The film’s director, David Yates, spoke to USA Today about how Jane will differ from how we’ve come to know her in other popular versions of the Tarzan story:
[She is] in no way a passive partner to Tarzan. She’s a really strong, assertive, beautifully knowledgeable, very sexy modern woman who can more than look after herself. In a way, it’s a story of two human beings and how they save each other.

Well, this is intriguing. The story still takes place in a time firmly known as the past, 1880s Victorian London, to be precise, but it’s clear the director didn’t want Jane (Margot Robbie) to take a backseat to Tarzan (Alexander Skarsgård) or take a backseat to the action of the film.

The Legend of Tarzan will not start at the typical human-king-of-the-jungle-discovered-by-explorers part of the story, but will, instead, deal with a Tarzan who’s already 10 years removed from his jungle life in the Congo. Tarzan (again known by his birth name and title, John Clayton III, Lord Greystoke) and Jane have been living happily together in London as husband and wife, when he gets called to work as an emissary of Parliament back in his old home. Adventure aplenty kicks off when Jane and old friends are put into danger.

Well, Margot Robbie seems to be just the right kind of actress for the role. Her star has been experiencing a meteoric rise in the last few years, with notable parts in films like The Wolf of Wall Street, Z for Zachariah, Focus, and in the highly anticipated Suicide Squad. She’s got the right combination of cool-headed charm and tough lady accessibility to make this part a dream fit for her. I can imagine her Jane as a polite London lady who can easily get down and dirty when the circumstances force her to.
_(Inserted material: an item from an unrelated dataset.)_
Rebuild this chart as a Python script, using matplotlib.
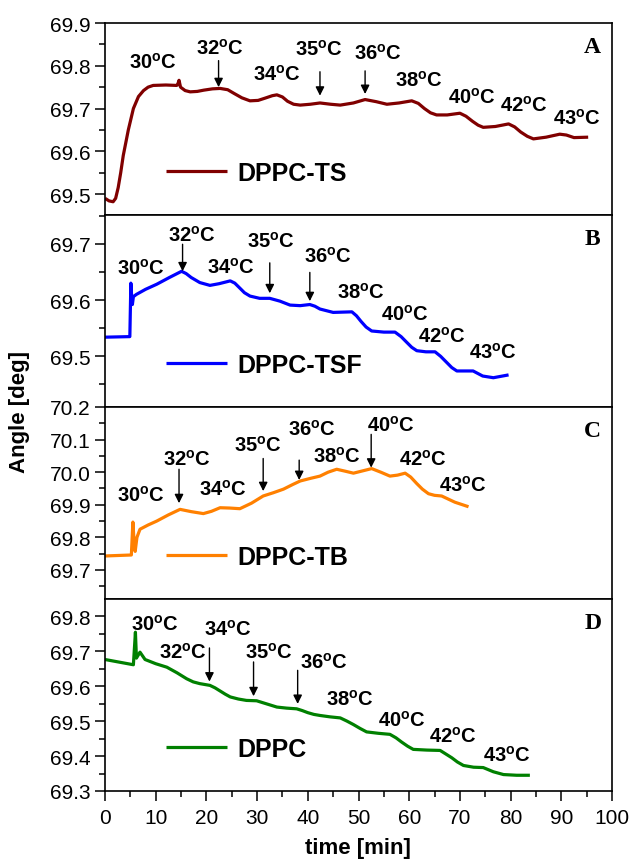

It makes perfect sense that David Yates would want Jane to be a strong woman who gets in on the action. While Janes of the past would definitely fit into the sassy, spunky category of movie heroines, they, in fact, tended not to be very heroic. There was always a lot of peril that those ladies were in the middle of, and usually they talked a good game but really needed Tarzan to get out of any and all scrapes remotely unscathed.

So, will Margot Robbie's Jane be the badass that lovers of the Tarzan stories have wanted? We only have until July 1, 2016 to find out, when The Legend of Tarzan finally hits theaters.